Each flower has at least five petals. Many have more petals or even flowers within flowers, a.k.a double-flowered. Up to four flowers can be arranged in clusters.

Simple-Flowered French Rose, Rosa Gallica Maheka (flore simplici) from Les Roses (1817–1824) by Pierre-Joseph Redouté. Library of Congress. Digitally enhanced by rawpixel.

Hardy and determined, Rosa gallica are famous for tolerating cold down to -25°C. Her varieties can be grown in USDA hardiness zones four through eight; they can be widely grown in every state except Hawaii. They flourish in almost all types of well-drained soil, even heavy clay. And while preferring full sun, can tolerate shade as well.

Rosa gallica is loved for its strong, spicy scent. In fact, today it is widely cultivated in Eastern Europe for its petals’ essential oils—rose absolute—and its rose hips’ oil. Its petals are edible, often used fresh in salads or as garnishes.

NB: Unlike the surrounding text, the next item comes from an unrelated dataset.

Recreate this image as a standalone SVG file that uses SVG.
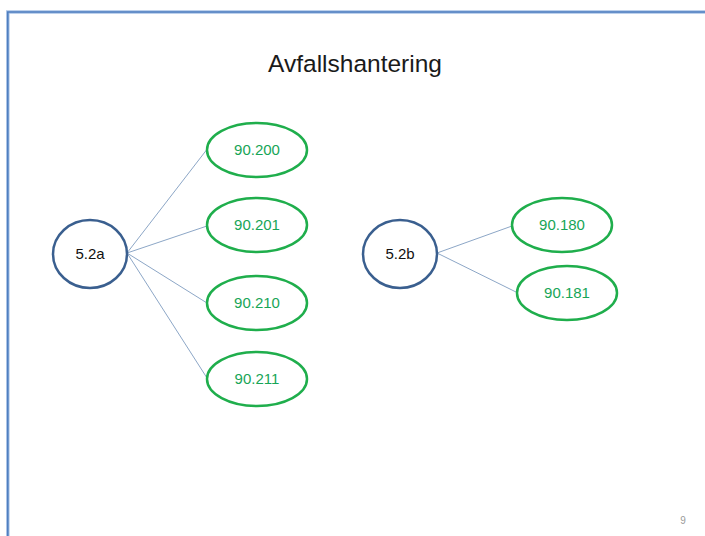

Once dried, they can be steeped for tea.

Her seeds are also edible, and can be ground into powder that boosts vitamin E in any recipe. And perhaps most notably, rose water can be cold infused and has been used as a tonic and perfume throughout the ages. Take heed though, do not eat the seed hairs. They cause irritation to the mucosa if the gastro-intestinal tract.